Exercise brief =
Pictures do not belong in your copy. Repeat all the other data exactly.

Dataset extract =

+--

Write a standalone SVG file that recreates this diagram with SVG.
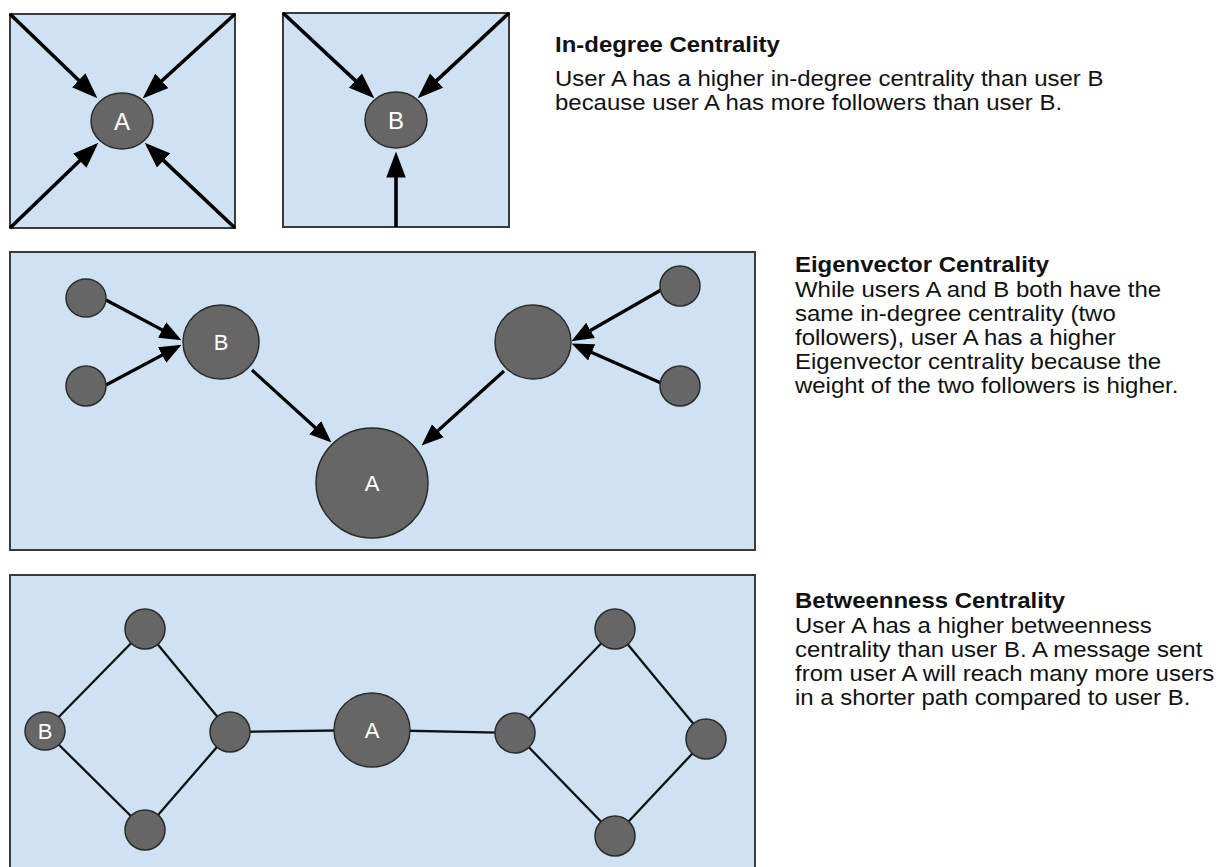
<svg xmlns="http://www.w3.org/2000/svg" width="1228" height="867" viewBox="0 0 1228 867">
<style>
.bg{fill:#ffffff}
.box{fill:#cfe2f3;stroke:#3a3a3a;stroke-width:2}
.node{fill:#666666;stroke:#2b2b2b;stroke-width:1.5}
.lbl{fill:#ffffff;font-family:"Liberation Sans",Arial,sans-serif;font-size:22px;text-anchor:middle;dominant-baseline:central}
.big{font-size:24px}
.arr{stroke:#000;stroke-width:3.2;fill:none;marker-end:url(#ah)}
.arrL{stroke:#000;stroke-width:3.6;fill:none;marker-end:url(#ahL)}
.edge{stroke:#111;stroke-width:2.3;fill:none}
.t{font-family:"Liberation Sans",Arial,sans-serif;font-size:21.2px;fill:#111}
.h{font-weight:bold}
</style>
<defs>
<marker id="ah" markerUnits="userSpaceOnUse" markerWidth="22" markerHeight="18" viewBox="0 0 20 16" refX="14" refY="8" orient="auto">
<path d="M0,0 L20,8 L0,16 z" fill="#000"/>
</marker>
<marker id="ahL" markerUnits="userSpaceOnUse" markerWidth="26" markerHeight="20" viewBox="0 0 24 18" refX="18" refY="9" orient="auto">
<path d="M0,0 L24,9 L0,18 z" fill="#000"/>
</marker>
</defs>
<rect class="bg" x="0" y="0" width="1228" height="867"/>
<g id="frames">
<rect class="box" x="10" y="14" width="225" height="214"/>
<rect class="box" x="283" y="13" width="226" height="214"/>
<rect class="box" x="10" y="252" width="745" height="298"/>
<rect class="box" x="10" y="575" width="745" height="310"/>
</g>
<g id="connectors">
<line class="arrL" x1="10" y1="14" x2="92.7" y2="93.8"/>
<line class="arrL" x1="235" y1="14" x2="147.4" y2="94"/>
<line class="arrL" x1="10" y1="228" x2="93.7" y2="147.2"/>
<line class="arrL" x1="235" y1="228" x2="149.4" y2="147.1"/>
<line class="arrL" x1="283" y1="13" x2="369.6" y2="93.9"/>
<line class="arrL" x1="509" y1="13" x2="422.4" y2="93.9"/>
<line class="arrL" x1="396" y1="227" x2="396" y2="158"/>
<line class="arr" x1="106" y1="300" x2="175.7" y2="337.2"/>
<line class="arr" x1="106" y1="385" x2="175.7" y2="347.8"/>
<line class="arr" x1="252" y1="370" x2="326.6" y2="438"/>
<line class="arr" x1="504" y1="371" x2="426.5" y2="441"/>
<line class="arr" x1="661" y1="290" x2="577.2" y2="338"/>
<line class="arr" x1="661" y1="383" x2="577.6" y2="346.2"/>
<line class="edge" x1="45" y1="731" x2="145" y2="629"/>
<line class="edge" x1="45" y1="731" x2="145" y2="830"/>
<line class="edge" x1="145" y1="629" x2="230" y2="732"/>
<line class="edge" x1="145" y1="830" x2="230" y2="732"/>
<line class="edge" x1="230" y1="732" x2="372" y2="730"/>
<line class="edge" x1="372" y1="730" x2="515" y2="733"/>
<line class="edge" x1="515" y1="733" x2="615" y2="629"/>
<line class="edge" x1="515" y1="733" x2="615" y2="836"/>
<line class="edge" x1="615" y1="629" x2="706" y2="739"/>
<line class="edge" x1="615" y1="836" x2="706" y2="739"/>
</g>
<g id="indeg-a"><ellipse class="node" cx="122" cy="121" rx="31" ry="28"/><text class="lbl big" x="122" y="121">A</text></g>
<g id="indeg-b"><ellipse class="node" cx="396" cy="120" rx="31" ry="28"/><text class="lbl big" x="396" y="120">B</text></g>
<g id="eig-f1"><ellipse class="node" cx="86" cy="298" rx="20" ry="19"/></g>
<g id="eig-f2"><ellipse class="node" cx="86" cy="386" rx="20" ry="20"/></g>
<g id="eig-b"><ellipse class="node" cx="221" cy="342" rx="38" ry="37"/><text class="lbl" x="221" y="342">B</text></g>
<g id="eig-a"><ellipse class="node" cx="372" cy="483" rx="56" ry="55"/><text class="lbl" x="372" y="483">A</text></g>
<g id="eig-c"><ellipse class="node" cx="533" cy="342" rx="38" ry="37"/></g>
<g id="eig-f3"><ellipse class="node" cx="680" cy="286" rx="20" ry="20"/></g>
<g id="eig-f4"><ellipse class="node" cx="680" cy="386" rx="20" ry="20"/></g>
<g id="bt-b"><ellipse class="node" cx="45" cy="731" rx="20" ry="19"/><text class="lbl" x="45" y="731">B</text></g>
<g id="bt-tl"><ellipse class="node" cx="145" cy="629" rx="20" ry="20"/></g>
<g id="bt-bl"><ellipse class="node" cx="145" cy="830" rx="20" ry="20"/></g>
<g id="bt-ml"><ellipse class="node" cx="230" cy="732" rx="20" ry="20"/></g>
<g id="bt-a"><ellipse class="node" cx="372" cy="730" rx="38" ry="37"/><text class="lbl" x="372" y="730">A</text></g>
<g id="bt-mr"><ellipse class="node" cx="515" cy="733" rx="20" ry="20"/></g>
<g id="bt-tr"><ellipse class="node" cx="615" cy="629" rx="20" ry="20"/></g>
<g id="bt-r"><ellipse class="node" cx="706" cy="739" rx="20" ry="20"/></g>
<g id="bt-br"><ellipse class="node" cx="615" cy="836" rx="20" ry="20"/></g>
<g id="text-indeg" transform="translate(555,0) scale(1.13,1)">
<text class="t h" x="0" y="52">In-degree Centrality</text>
<text class="t" x="0" y="86">User A has a higher in-degree centrality than user B</text>
<text class="t" x="0" y="110">because user A has more followers than user B.</text>
</g>
<g id="text-eig" transform="translate(795,0) scale(1.13,1)">
<text class="t h" x="0" y="272">Eigenvector Centrality</text>
<text class="t" x="0" y="297">While users A and B both have the</text>
<text class="t" x="0" y="321">same in-degree centrality (two</text>
<text class="t" x="0" y="345">followers), user A has a higher</text>
<text class="t" x="0" y="369">Eigenvector centrality because the</text>
<text class="t" x="0" y="393">weight of the two followers is higher.</text>
</g>
<g id="text-bt" transform="translate(795,0) scale(1.13,1)">
<text class="t h" x="0" y="608">Betweenness Centrality</text>
<text class="t" x="0" y="633">User A has a higher betweenness</text>
<text class="t" x="0" y="657">centrality than user B. A message sent</text>
<text class="t" x="0" y="681">from user A will reach many more users</text>
<text class="t" x="0" y="705">in a shorter path compared to user B.</text>
</g>
</svg>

+--

The output =
Write a standalone SVG file that recreates this diagram with SVG.
<svg xmlns="http://www.w3.org/2000/svg" width="1228" height="867" viewBox="0 0 1228 867">
<style>
.bg{fill:#ffffff}
.box{fill:#cfe2f3;stroke:#3a3a3a;stroke-width:2}
.node{fill:#666666;stroke:#2b2b2b;stroke-width:1.5}
.lbl{fill:#ffffff;font-family:"Liberation Sans",Arial,sans-serif;font-size:22px;text-anchor:middle;dominant-baseline:central}
.big{font-size:24px}
.arr{stroke:#000;stroke-width:3.2;fill:none;marker-end:url(#ah)}
.arrL{stroke:#000;stroke-width:3.6;fill:none;marker-end:url(#ahL)}
.edge{stroke:#111;stroke-width:2.3;fill:none}
.t{font-family:"Liberation Sans",Arial,sans-serif;font-size:21.2px;fill:#111}
.h{font-weight:bold}
</style>
<defs>
<marker id="ah" markerUnits="userSpaceOnUse" markerWidth="22" markerHeight="18" viewBox="0 0 20 16" refX="14" refY="8" orient="auto">
<path d="M0,0 L20,8 L0,16 z" fill="#000"/>
</marker>
<marker id="ahL" markerUnits="userSpaceOnUse" markerWidth="26" markerHeight="20" viewBox="0 0 24 18" refX="18" refY="9" orient="auto">
<path d="M0,0 L24,9 L0,18 z" fill="#000"/>
</marker>
</defs>
<rect class="bg" x="0" y="0" width="1228" height="867"/>
<g id="frames">
<rect class="box" x="10" y="14" width="225" height="214"/>
<rect class="box" x="283" y="13" width="226" height="214"/>
<rect class="box" x="10" y="252" width="745" height="298"/>
<rect class="box" x="10" y="575" width="745" height="310"/>
</g>
<g id="connectors">
<line class="arrL" x1="10" y1="14" x2="92.7" y2="93.8"/>
<line class="arrL" x1="235" y1="14" x2="147.4" y2="94"/>
<line class="arrL" x1="10" y1="228" x2="93.7" y2="147.2"/>
<line class="arrL" x1="235" y1="228" x2="149.4" y2="147.1"/>
<line class="arrL" x1="283" y1="13" x2="369.6" y2="93.9"/>
<line class="arrL" x1="509" y1="13" x2="422.4" y2="93.9"/>
<line class="arrL" x1="396" y1="227" x2="396" y2="158"/>
<line class="arr" x1="106" y1="300" x2="175.7" y2="337.2"/>
<line class="arr" x1="106" y1="385" x2="175.7" y2="347.8"/>
<line class="arr" x1="252" y1="370" x2="326.6" y2="438"/>
<line class="arr" x1="504" y1="371" x2="426.5" y2="441"/>
<line class="arr" x1="661" y1="290" x2="577.2" y2="338"/>
<line class="arr" x1="661" y1="383" x2="577.6" y2="346.2"/>
<line class="edge" x1="45" y1="731" x2="145" y2="629"/>
<line class="edge" x1="45" y1="731" x2="145" y2="830"/>
<line class="edge" x1="145" y1="629" x2="230" y2="732"/>
<line class="edge" x1="145" y1="830" x2="230" y2="732"/>
<line class="edge" x1="230" y1="732" x2="372" y2="730"/>
<line class="edge" x1="372" y1="730" x2="515" y2="733"/>
<line class="edge" x1="515" y1="733" x2="615" y2="629"/>
<line class="edge" x1="515" y1="733" x2="615" y2="836"/>
<line class="edge" x1="615" y1="629" x2="706" y2="739"/>
<line class="edge" x1="615" y1="836" x2="706" y2="739"/>
</g>
<g id="indeg-a"><ellipse class="node" cx="122" cy="121" rx="31" ry="28"/><text class="lbl big" x="122" y="121">A</text></g>
<g id="indeg-b"><ellipse class="node" cx="396" cy="120" rx="31" ry="28"/><text class="lbl big" x="396" y="120">B</text></g>
<g id="eig-f1"><ellipse class="node" cx="86" cy="298" rx="20" ry="19"/></g>
<g id="eig-f2"><ellipse class="node" cx="86" cy="386" rx="20" ry="20"/></g>
<g id="eig-b"><ellipse class="node" cx="221" cy="342" rx="38" ry="37"/><text class="lbl" x="221" y="342">B</text></g>
<g id="eig-a"><ellipse class="node" cx="372" cy="483" rx="56" ry="55"/><text class="lbl" x="372" y="483">A</text></g>
<g id="eig-c"><ellipse class="node" cx="533" cy="342" rx="38" ry="37"/></g>
<g id="eig-f3"><ellipse class="node" cx="680" cy="286" rx="20" ry="20"/></g>
<g id="eig-f4"><ellipse class="node" cx="680" cy="386" rx="20" ry="20"/></g>
<g id="bt-b"><ellipse class="node" cx="45" cy="731" rx="20" ry="19"/><text class="lbl" x="45" y="731">B</text></g>
<g id="bt-tl"><ellipse class="node" cx="145" cy="629" rx="20" ry="20"/></g>
<g id="bt-bl"><ellipse class="node" cx="145" cy="830" rx="20" ry="20"/></g>
<g id="bt-ml"><ellipse class="node" cx="230" cy="732" rx="20" ry="20"/></g>
<g id="bt-a"><ellipse class="node" cx="372" cy="730" rx="38" ry="37"/><text class="lbl" x="372" y="730">A</text></g>
<g id="bt-mr"><ellipse class="node" cx="515" cy="733" rx="20" ry="20"/></g>
<g id="bt-tr"><ellipse class="node" cx="615" cy="629" rx="20" ry="20"/></g>
<g id="bt-r"><ellipse class="node" cx="706" cy="739" rx="20" ry="20"/></g>
<g id="bt-br"><ellipse class="node" cx="615" cy="836" rx="20" ry="20"/></g>
<g id="text-indeg" transform="translate(555,0) scale(1.13,1)">
<text class="t h" x="0" y="52">In-degree Centrality</text>
<text class="t" x="0" y="86">User A has a higher in-degree centrality than user B</text>
<text class="t" x="0" y="110">because user A has more followers than user B.</text>
</g>
<g id="text-eig" transform="translate(795,0) scale(1.13,1)">
<text class="t h" x="0" y="272">Eigenvector Centrality</text>
<text class="t" x="0" y="297">While users A and B both have the</text>
<text class="t" x="0" y="321">same in-degree centrality (two</text>
<text class="t" x="0" y="345">followers), user A has a higher</text>
<text class="t" x="0" y="369">Eigenvector centrality because the</text>
<text class="t" x="0" y="393">weight of the two followers is higher.</text>
</g>
<g id="text-bt" transform="translate(795,0) scale(1.13,1)">
<text class="t h" x="0" y="608">Betweenness Centrality</text>
<text class="t" x="0" y="633">User A has a higher betweenness</text>
<text class="t" x="0" y="657">centrality than user B. A message sent</text>
<text class="t" x="0" y="681">from user A will reach many more users</text>
<text class="t" x="0" y="705">in a shorter path compared to user B.</text>
</g>
</svg>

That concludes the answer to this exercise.